__Your instructions__.
Copy out the listing that follows, exactly, without its pictures.
>> START Supplied records
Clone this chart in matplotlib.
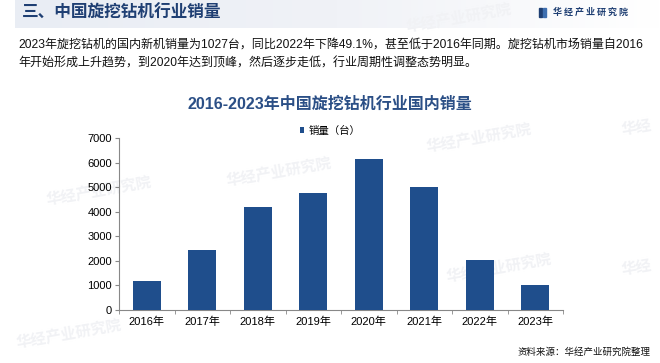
import matplotlib.pyplot as plt
from matplotlib.colors import LinearSegmentedColormap
from matplotlib.patches import Rectangle
import numpy as np

plt.rcParams['font.family'] = ['Liberation Sans', 'Noto Sans CJK SC', 'DejaVu Sans']

W, H = 660, 363

years = ['2016年', '2017年', '2018年', '2019年', '2020年', '2021年', '2022年', '2023年']
sales = [1176, 2446, 4190, 4770, 6136, 4988, 2018, 1027]
y_ticks = [0, 1000, 2000, 3000, 4000, 5000, 6000, 7000]

header_title = '三、中国旋挖钻机行业销量'
logo_text = '华 经 产 业 研 究 院'
para_lines = [
    '2023年旋挖钻机的国内新机销量为1027台，同比2022年下降49.1%，甚至低于2016年同期。旋挖钻机市场销量自2016',
    '年开始形成上升趋势，到2020年达到顶峰，然后逐步走低，行业周期性调整态势明显。',
]
chart_title = '2016-2023年中国旋挖钻机行业国内销量'
legend_label = '销量（台）'
source_text = '资料来源：华经产业研究院整理'

BAR = '#1F4E8C'
DARK_BLUE = '#1F3F73'
CJK = ['Noto Sans CJK SC', 'DejaVu Sans']
MIXED = ['Liberation Sans', 'Noto Sans CJK SC']


def fx(px):
    return px / W


def fy(py):
    return 1 - py / H


fig = plt.figure(figsize=(W / 100, H / 100), dpi=100)

# header band, fading out to the right
band = fig.add_axes([fx(15), fy(28), fx(645), 28 / H], zorder=-2)
grad = np.linspace(0, 1, 256).reshape(1, -1)
band.imshow(grad, aspect='auto', extent=[0, 1, 0, 1],
            cmap=LinearSegmentedColormap.from_list('hdr', ['#E9EDF4', '#F0F2F7', '#FFFFFF']))
band.axis('off')

# faint watermarks behind everything
wm = dict(color='#F1F2F5', fontsize=11, fontweight='bold', rotation=10, family=CJK, zorder=-1)
for x, y in [(405, 32), (425, 152), (225, 186), (445, 282), (45, 205), (15, 348)]:
    fig.text(fx(x), fy(y), '华经产业研究院', **wm)
for x, y in [(620, 135), (620, 275)]:
    fig.text(fx(x), fy(y), '华经', **wm)

fig.text(fx(22), fy(13), header_title, fontsize=12, fontweight='bold', color=DARK_BLUE,
         family=CJK, va='center')
fig.patches.append(Rectangle((fx(539), fy(17)), fx(3), 9 / H, transform=fig.transFigure,
                             color=DARK_BLUE))
fig.patches.append(Rectangle((fx(543), fy(17)), fx(3), 9 / H, transform=fig.transFigure,
                             color='#3E6FB0'))
fig.text(fx(553), fy(12.5), logo_text, fontsize=6.5, fontweight='bold', color=DARK_BLUE,
         family=CJK, va='center')

for i, line in enumerate(para_lines):
    fig.text(fx(18), fy(45 + i * 19), line, fontsize=8.65, color='#111111',
             family=MIXED, va='center')

fig.text(fx(330), fy(104), chart_title, fontsize=11.5, fontweight='bold', color='#2B4F86',
         family=MIXED, ha='center', va='center')

ax = fig.add_axes([fx(119), fy(310), fx(563 - 119), (310 - 138) / H], zorder=3)
ax.patch.set_alpha(0)
x = np.arange(len(years))
ax.bar(x, sales, width=0.5, color=BAR, label=legend_label, zorder=3)
ax.set_xlim(-0.5, len(years) - 0.5)
ax.set_ylim(0, 7000)
ax.set_yticks(y_ticks)
ax.tick_params(axis='y', labelsize=8, length=3, color='#888888', pad=2)
ax.set_xticks(x)
ax.set_xticklabels(years, fontsize=8, family=MIXED)
ax.tick_params(axis='x', length=0, pad=5)
ax.set_xticks(np.arange(len(years) + 1) - 0.5, minor=True)
ax.tick_params(axis='x', which='minor', length=3, color='#888888')
for side in ['top', 'right']:
    ax.spines[side].set_visible(False)
for side in ['left', 'bottom']:
    ax.spines[side].set_color('#888888')
    ax.spines[side].set_linewidth(0.8)

ax.legend(loc='center', bbox_to_anchor=(fx(330), fy(130.5)), bbox_transform=fig.transFigure,
          frameon=False, handlelength=0.45, handleheight=0.45, handletextpad=0.4,
          prop={'family': CJK, 'size': 7.5})

fig.text(fx(651), fy(352), source_text, fontsize=6.8, color='#111111', family=CJK,
         ha='right', va='center')

fig.savefig('out.png', dpi=100)
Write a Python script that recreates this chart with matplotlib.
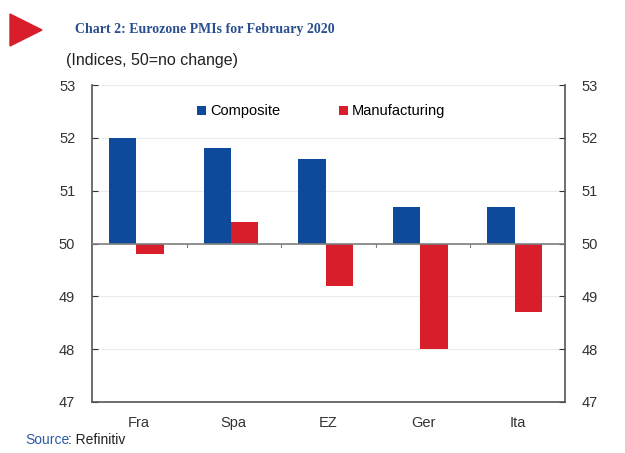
import numpy as np
import matplotlib
matplotlib.use('Agg')
import matplotlib.pyplot as plt
from matplotlib.patches import Polygon

countries = ['Fra', 'Spa', 'EZ', 'Ger', 'Ita']
composite = [52.0, 51.8, 51.6, 50.7, 50.7]
manufacturing = [49.8, 50.4, 49.2, 48.0, 48.7]
base = 50

blue = '#0d4a9b'
red = '#d81e2a'

plt.rcParams['font.family'] = ['Liberation Sans', 'DejaVu Sans']

fig = plt.figure(figsize=(6.25, 4.53), dpi=100)
ax = fig.add_axes([0.147, 0.1126, 0.757, 0.8123 - 0.1126])

x = np.arange(len(countries))
w = 0.29
comp = np.array(composite) - base
manu = np.array(manufacturing) - base
ax.bar(x - w / 2 - 0.03, comp, w, bottom=base, color=blue, label='Composite', zorder=3)
ax.bar(x + w / 2 - 0.03, manu, w, bottom=base, color=red, label='Manufacturing', zorder=3)

ax.set_xlim(-0.5, len(countries) - 0.5)
ax.set_ylim(47, 53)
ax.set_yticks(range(47, 54))
for v in range(48, 54):
    ax.axhline(v, color='#ececec', lw=0.8, zorder=1)
ax.axhline(base, color='#7f7f7f', lw=1.2, zorder=4)

# small category-boundary ticks on the 50 line
for b in np.arange(0.5, len(countries) - 0.5, 1):
    ax.plot([b, b], [base, base - 0.06], color='#7f7f7f', lw=0.8, zorder=4)

ax.set_xticks(x)
ax.set_xticklabels(countries, fontsize=10.5, color='#333333')
ax.tick_params(axis='x', length=0, pad=10)
ax.tick_params(axis='y', labelsize=10.5, colors='#333333', length=4, direction='in',
               left=True, right=True, labelleft=True, labelright=True, pad=12)
for s in ['left', 'right', 'bottom']:
    ax.spines[s].set_color('#555555')
    ax.spines[s].set_linewidth(1.2)
ax.spines['top'].set_visible(False)

ax.legend(loc='upper center', bbox_to_anchor=(0.485, 0.98), ncol=2, frameon=False,
          fontsize=10.5, handlelength=0.6, handleheight=0.6, columnspacing=4.0,
          handletextpad=0.3)

# header
tri = Polygon([[10 / 625, 1 - 14 / 453], [10 / 625, 1 - 46 / 453], [42 / 625, 1 - 30 / 453]],
              closed=True, transform=fig.transFigure, color=red)
fig.patches.append(tri)
fig.text(75 / 625, 1 - 30 / 453, 'Chart 2: Eurozone PMIs for February 2020',
         family=['Liberation Serif', 'DejaVu Serif'], fontsize=10, color='#2a4f8f',
         va='center', ha='left', fontweight='bold', fontstretch='condensed')
fig.text(66 / 625, 1 - 60 / 453, '(Indices, 50=no change)', fontsize=11.5,
         color='#222222', va='center', ha='left')
fig.text(25 / 625, 1 - 440 / 453, 'Source', fontsize=10, color='#2a5aa8', va='center')
fig.text(68 / 625, 1 - 440 / 453, ': Refinitiv', fontsize=10, color='#222222', va='center')

fig.savefig('out.png', dpi=100)
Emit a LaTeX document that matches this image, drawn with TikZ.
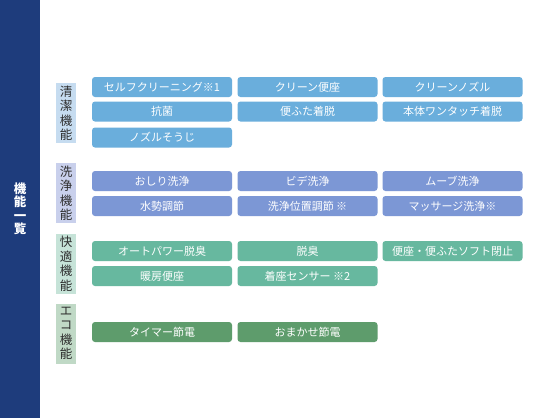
>> END Supplied records
__Right answer__.
Clone this chart in matplotlib.
import matplotlib.pyplot as plt
from matplotlib.colors import LinearSegmentedColormap
from matplotlib.patches import Rectangle
import numpy as np

plt.rcParams['font.family'] = ['Liberation Sans', 'Noto Sans CJK SC', 'DejaVu Sans']

W, H = 660, 363

years = ['2016年', '2017年', '2018年', '2019年', '2020年', '2021年', '2022年', '2023年']
sales = [1176, 2446, 4190, 4770, 6136, 4988, 2018, 1027]
y_ticks = [0, 1000, 2000, 3000, 4000, 5000, 6000, 7000]

header_title = '三、中国旋挖钻机行业销量'
logo_text = '华 经 产 业 研 究 院'
para_lines = [
    '2023年旋挖钻机的国内新机销量为1027台，同比2022年下降49.1%，甚至低于2016年同期。旋挖钻机市场销量自2016',
    '年开始形成上升趋势，到2020年达到顶峰，然后逐步走低，行业周期性调整态势明显。',
]
chart_title = '2016-2023年中国旋挖钻机行业国内销量'
legend_label = '销量（台）'
source_text = '资料来源：华经产业研究院整理'

BAR = '#1F4E8C'
DARK_BLUE = '#1F3F73'
CJK = ['Noto Sans CJK SC', 'DejaVu Sans']
MIXED = ['Liberation Sans', 'Noto Sans CJK SC']


def fx(px):
    return px / W


def fy(py):
    return 1 - py / H


fig = plt.figure(figsize=(W / 100, H / 100), dpi=100)

# header band, fading out to the right
band = fig.add_axes([fx(15), fy(28), fx(645), 28 / H], zorder=-2)
grad = np.linspace(0, 1, 256).reshape(1, -1)
band.imshow(grad, aspect='auto', extent=[0, 1, 0, 1],
            cmap=LinearSegmentedColormap.from_list('hdr', ['#E9EDF4', '#F0F2F7', '#FFFFFF']))
band.axis('off')

# faint watermarks behind everything
wm = dict(color='#F1F2F5', fontsize=11, fontweight='bold', rotation=10, family=CJK, zorder=-1)
for x, y in [(405, 32), (425, 152), (225, 186), (445, 282), (45, 205), (15, 348)]:
    fig.text(fx(x), fy(y), '华经产业研究院', **wm)
for x, y in [(620, 135), (620, 275)]:
    fig.text(fx(x), fy(y), '华经', **wm)

fig.text(fx(22), fy(13), header_title, fontsize=12, fontweight='bold', color=DARK_BLUE,
         family=CJK, va='center')
fig.patches.append(Rectangle((fx(539), fy(17)), fx(3), 9 / H, transform=fig.transFigure,
                             color=DARK_BLUE))
fig.patches.append(Rectangle((fx(543), fy(17)), fx(3), 9 / H, transform=fig.transFigure,
                             color='#3E6FB0'))
fig.text(fx(553), fy(12.5), logo_text, fontsize=6.5, fontweight='bold', color=DARK_BLUE,
         family=CJK, va='center')

for i, line in enumerate(para_lines):
    fig.text(fx(18), fy(45 + i * 19), line, fontsize=8.65, color='#111111',
             family=MIXED, va='center')

fig.text(fx(330), fy(104), chart_title, fontsize=11.5, fontweight='bold', color='#2B4F86',
         family=MIXED, ha='center', va='center')

ax = fig.add_axes([fx(119), fy(310), fx(563 - 119), (310 - 138) / H], zorder=3)
ax.patch.set_alpha(0)
x = np.arange(len(years))
ax.bar(x, sales, width=0.5, color=BAR, label=legend_label, zorder=3)
ax.set_xlim(-0.5, len(years) - 0.5)
ax.set_ylim(0, 7000)
ax.set_yticks(y_ticks)
ax.tick_params(axis='y', labelsize=8, length=3, color='#888888', pad=2)
ax.set_xticks(x)
ax.set_xticklabels(years, fontsize=8, family=MIXED)
ax.tick_params(axis='x', length=0, pad=5)
ax.set_xticks(np.arange(len(years) + 1) - 0.5, minor=True)
ax.tick_params(axis='x', which='minor', length=3, color='#888888')
for side in ['top', 'right']:
    ax.spines[side].set_visible(False)
for side in ['left', 'bottom']:
    ax.spines[side].set_color('#888888')
    ax.spines[side].set_linewidth(0.8)

ax.legend(loc='center', bbox_to_anchor=(fx(330), fy(130.5)), bbox_transform=fig.transFigure,
          frameon=False, handlelength=0.45, handleheight=0.45, handletextpad=0.4,
          prop={'family': CJK, 'size': 7.5})

fig.text(fx(651), fy(352), source_text, fontsize=6.8, color='#111111', family=CJK,
         ha='right', va='center')

fig.savefig('out.png', dpi=100)
Write a Python script that recreates this chart with matplotlib.
import numpy as np
import matplotlib
matplotlib.use('Agg')
import matplotlib.pyplot as plt
from matplotlib.patches import Polygon

countries = ['Fra', 'Spa', 'EZ', 'Ger', 'Ita']
composite = [52.0, 51.8, 51.6, 50.7, 50.7]
manufacturing = [49.8, 50.4, 49.2, 48.0, 48.7]
base = 50

blue = '#0d4a9b'
red = '#d81e2a'

plt.rcParams['font.family'] = ['Liberation Sans', 'DejaVu Sans']

fig = plt.figure(figsize=(6.25, 4.53), dpi=100)
ax = fig.add_axes([0.147, 0.1126, 0.757, 0.8123 - 0.1126])

x = np.arange(len(countries))
w = 0.29
comp = np.array(composite) - base
manu = np.array(manufacturing) - base
ax.bar(x - w / 2 - 0.03, comp, w, bottom=base, color=blue, label='Composite', zorder=3)
ax.bar(x + w / 2 - 0.03, manu, w, bottom=base, color=red, label='Manufacturing', zorder=3)

ax.set_xlim(-0.5, len(countries) - 0.5)
ax.set_ylim(47, 53)
ax.set_yticks(range(47, 54))
for v in range(48, 54):
    ax.axhline(v, color='#ececec', lw=0.8, zorder=1)
ax.axhline(base, color='#7f7f7f', lw=1.2, zorder=4)

# small category-boundary ticks on the 50 line
for b in np.arange(0.5, len(countries) - 0.5, 1):
    ax.plot([b, b], [base, base - 0.06], color='#7f7f7f', lw=0.8, zorder=4)

ax.set_xticks(x)
ax.set_xticklabels(countries, fontsize=10.5, color='#333333')
ax.tick_params(axis='x', length=0, pad=10)
ax.tick_params(axis='y', labelsize=10.5, colors='#333333', length=4, direction='in',
               left=True, right=True, labelleft=True, labelright=True, pad=12)
for s in ['left', 'right', 'bottom']:
    ax.spines[s].set_color('#555555')
    ax.spines[s].set_linewidth(1.2)
ax.spines['top'].set_visible(False)

ax.legend(loc='upper center', bbox_to_anchor=(0.485, 0.98), ncol=2, frameon=False,
          fontsize=10.5, handlelength=0.6, handleheight=0.6, columnspacing=4.0,
          handletextpad=0.3)

# header
tri = Polygon([[10 / 625, 1 - 14 / 453], [10 / 625, 1 - 46 / 453], [42 / 625, 1 - 30 / 453]],
              closed=True, transform=fig.transFigure, color=red)
fig.patches.append(tri)
fig.text(75 / 625, 1 - 30 / 453, 'Chart 2: Eurozone PMIs for February 2020',
         family=['Liberation Serif', 'DejaVu Serif'], fontsize=10, color='#2a4f8f',
         va='center', ha='left', fontweight='bold', fontstretch='condensed')
fig.text(66 / 625, 1 - 60 / 453, '(Indices, 50=no change)', fontsize=11.5,
         color='#222222', va='center', ha='left')
fig.text(25 / 625, 1 - 440 / 453, 'Source', fontsize=10, color='#2a5aa8', va='center')
fig.text(68 / 625, 1 - 440 / 453, ': Refinitiv', fontsize=10, color='#222222', va='center')

fig.savefig('out.png', dpi=100)
Emit a LaTeX document that matches this image, drawn with TikZ.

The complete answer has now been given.